From a programming standpoint, I hadn’t listened to this heritage Country station in a few years and was pleasantly surprised by its tempo and energy. Hearing WKHX didn’t just make me wish I had a Country station in New York; it made me wish I had this station.
But Kicks 101.5’s Web breaks were the hardest to sit through of any station I heard–no custom content, just a mix of PSAs, including several hard-sells, and instrumental fill music of the sort that usually announces that the host of a conference call is not yet signed-in. There was a lot of clunkiness in the transitions from main feed to Web-set and between the elements themselves. And WKHX’s Web feed seemed to be running about four minutes behind its actual on-air signal.
WKHX also runs 10-songs-in-a-row and then loaded the last 20 minutes of the hour with a five-minute break and an eight-minute break, thus making it particularly noticeable when two different PSAs for the same cause ran in succession, then ran again in succession several minutes later. Or when a PSA gave way to fill music–which ran for about 20 seconds, then gave way to another PSA.
The WKHX experience made me wonder if what’s best for the listeners to a terrestrial feed is still best when you take Web listening into consideration. Playing 10-in-a-row, then two long stopsets with only one song in between may be the right thing to do when you’re in a battle with a new Country contender, which Kicks is. But I certainly emerged from my day of listening as a proponent of more-and-shorter stopsets (e.g., 3 breaks of four units) as opposed to two longer ones. You really notice those longer sets on the Web when the content isn’t there.

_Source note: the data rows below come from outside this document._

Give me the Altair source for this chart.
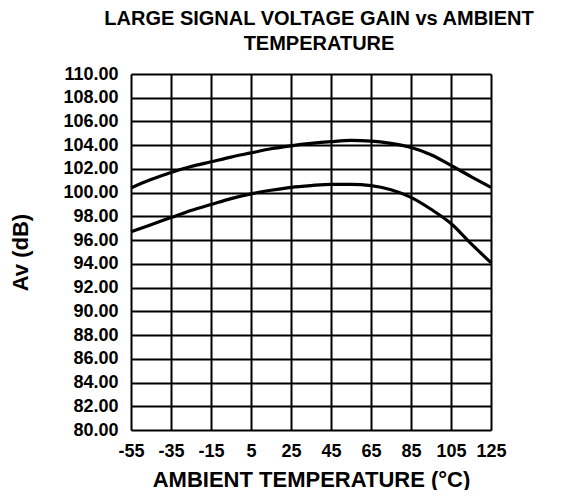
import altair as alt
import pandas as pd

temps = [-55, -45, -35, -25, -15, -5, 5, 15, 25, 35, 45, 55, 65, 75, 85, 95, 105, 115, 125]
upper = [100.4, 101.1, 101.7, 102.2, 102.6, 103.0, 103.35, 103.7, 103.95, 104.15, 104.3, 104.4, 104.35, 104.15, 103.8, 103.2, 102.3, 101.35, 100.45]
lower = [96.7, 97.3, 97.9, 98.5, 99.0, 99.5, 99.9, 100.2, 100.45, 100.6, 100.7, 100.7, 100.6, 100.25, 99.6, 98.6, 97.4, 95.7, 94.1]

x_ticks = [-55, -35, -15, 5, 25, 45, 65, 85, 105, 125]
y_ticks = list(range(80, 111, 2))

df = pd.concat([
    pd.DataFrame({"temp": temps, "gain": upper, "curve": "upper"}),
    pd.DataFrame({"temp": temps, "gain": lower, "curve": "lower"}),
])

FONT = "Liberation Sans"

chart = alt.Chart(df).mark_line(
    color="black", strokeWidth=3.2, interpolate="monotone"
).encode(
    x=alt.X("temp:Q",
            scale=alt.Scale(domain=[-55, 125], nice=False, zero=False),
            axis=alt.Axis(values=x_ticks, title="AMBIENT TEMPERATURE (°C)",
                          labelExpr="'' + datum.value",
                          grid=True, gridColor="black", gridWidth=2,
                          gridOpacity=1, ticks=False, domain=False,
                          labelFont=FONT, labelFontSize=18, labelFontWeight="bold",
                          labelColor="black", labelPadding=12, labelFlush=False,
                          labelOverlap=False,
                          titleFont=FONT, titleFontSize=22, titleFontWeight="bold",
                          titleColor="black", titlePadding=9)),
    y=alt.Y("gain:Q",
            scale=alt.Scale(domain=[80, 110], nice=False, zero=False),
            axis=alt.Axis(values=y_ticks, title="Av (dB)", format=".2f",
                          grid=True, gridColor="black", gridWidth=2, gridOpacity=1,
                          ticks=False, domain=False, labelOverlap=False,
                          labelFont=FONT, labelFontSize=18, labelFontWeight="bold",
                          labelColor="black", labelPadding=13, labelFlush=False,
                          titleFont=FONT, titleFontSize=22, titleFontWeight="bold",
                          titleColor="black", titlePadding=30)),
    detail="curve:N",
).properties(
    width=360,
    height=356,
    title=alt.TitleParams(
        text=["LARGE SIGNAL VOLTAGE GAIN vs AMBIENT", "TEMPERATURE"],
        font=FONT, fontSize=20, fontWeight="bold", color="black",
        anchor="middle", offset=11, lineHeight=25, dx=8,
    ),
    autosize=alt.AutoSizeParams(type="none"),
    padding={"left": 123, "top": 66, "right": 60, "bottom": 60},
).configure_view(
    stroke="black", strokeWidth=2
).configure(background="white")

chart.save("out.html", embed_options={"renderer": "svg", "actions": False})
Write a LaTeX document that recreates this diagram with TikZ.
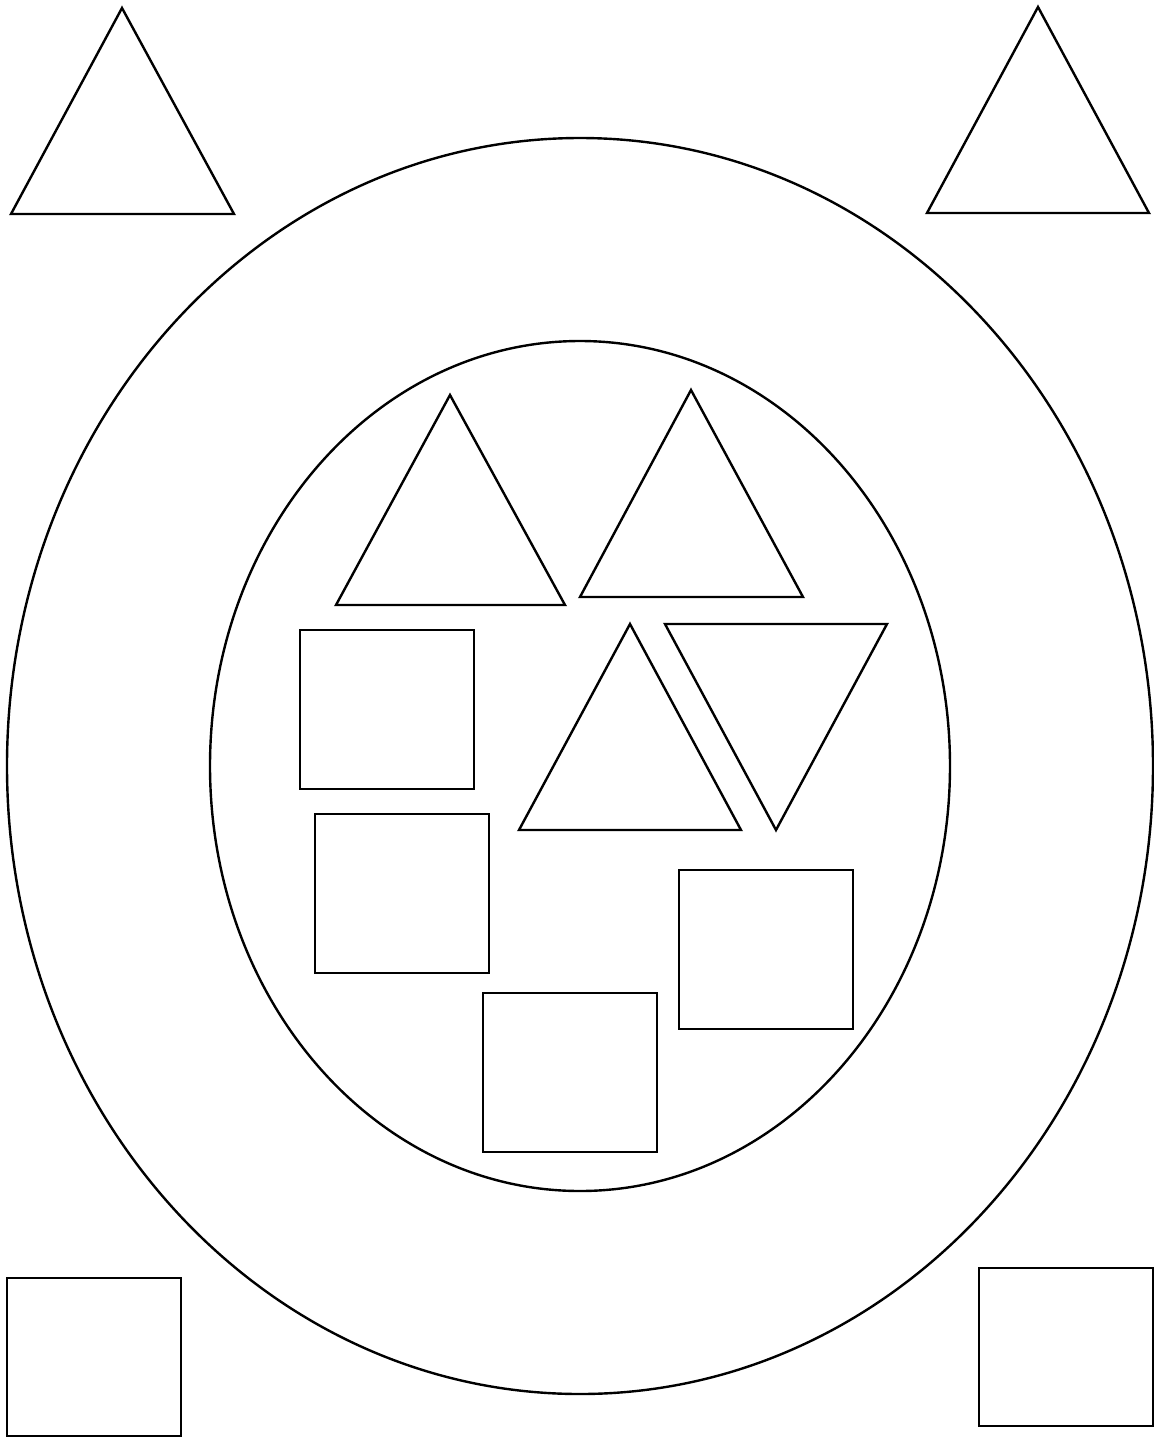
\documentclass[tikz,border=0pt]{standalone}
\begin{document}
\begin{tikzpicture}[x=0.5pt,y=-0.5pt,line join=miter,line width=1.2pt,scale=1]
					\useasboundingbox (0,0) rectangle (1154,1437);
					\draw (580,766) ellipse [x radius=573,y radius=628];
					\draw (580,766) ellipse [x radius=370,y radius=425];
					\draw (122,8) -- (11,214) -- (234,214) -- cycle;
					\draw (1038,7) -- (927,213) -- (1149,213) -- cycle;
					\draw (450,395) -- (336,605) -- (565,605) -- cycle;
					\draw (691,390) -- (580,597) -- (803,597) -- cycle;
					\draw (630,624) -- (519,830) -- (741,830) -- cycle;
					\draw (665,624) -- (887,624) -- (776,830) -- cycle;
					\draw (300,630) rectangle (474,789);
					\draw (315,814) rectangle (489,973);
					\draw (679,870) rectangle (853,1029);
					\draw (483,993) rectangle (657,1152);
					\draw (7,1278) rectangle (181,1436);
					\draw (979,1268) rectangle (1153,1426);
				\end{tikzpicture}
\end{document}
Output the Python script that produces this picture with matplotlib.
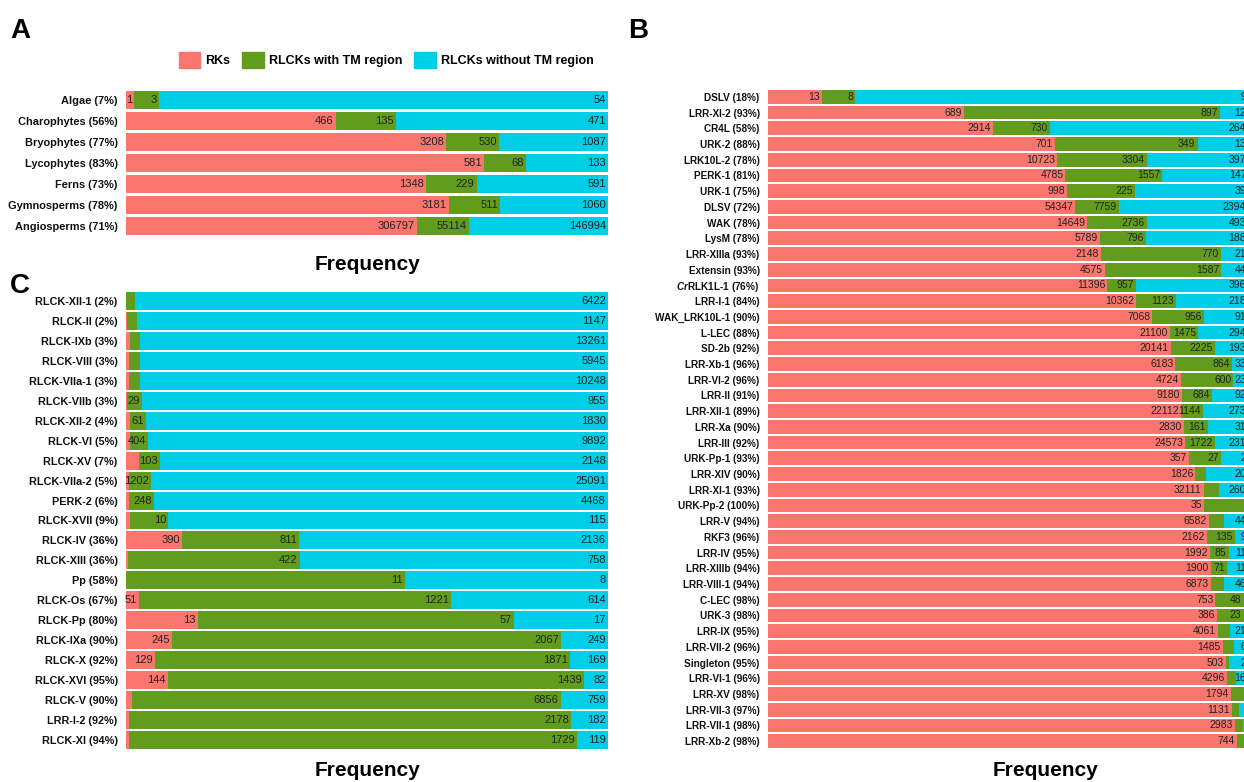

Okay, so here’s the good news overall. The experience I had with WKHX’s stopsets is the experience that, as recently as 4-6 months ago, I would have had with almost any station on the Web. ABC is no likely less cognizant of the need to deal with Web-sets than any other broadcaster; it’s just that everybody is still playing catch-up to some degree. It’s hard for anybody these days to provide 60 minutes of compelling radio per hour, much less 75 minutes across two platforms. But as radio usage continues to evolve, Web-sets are a challenge everybody is going to have to deal with, particularly when other media are offering more chances to forego interruptions altogether.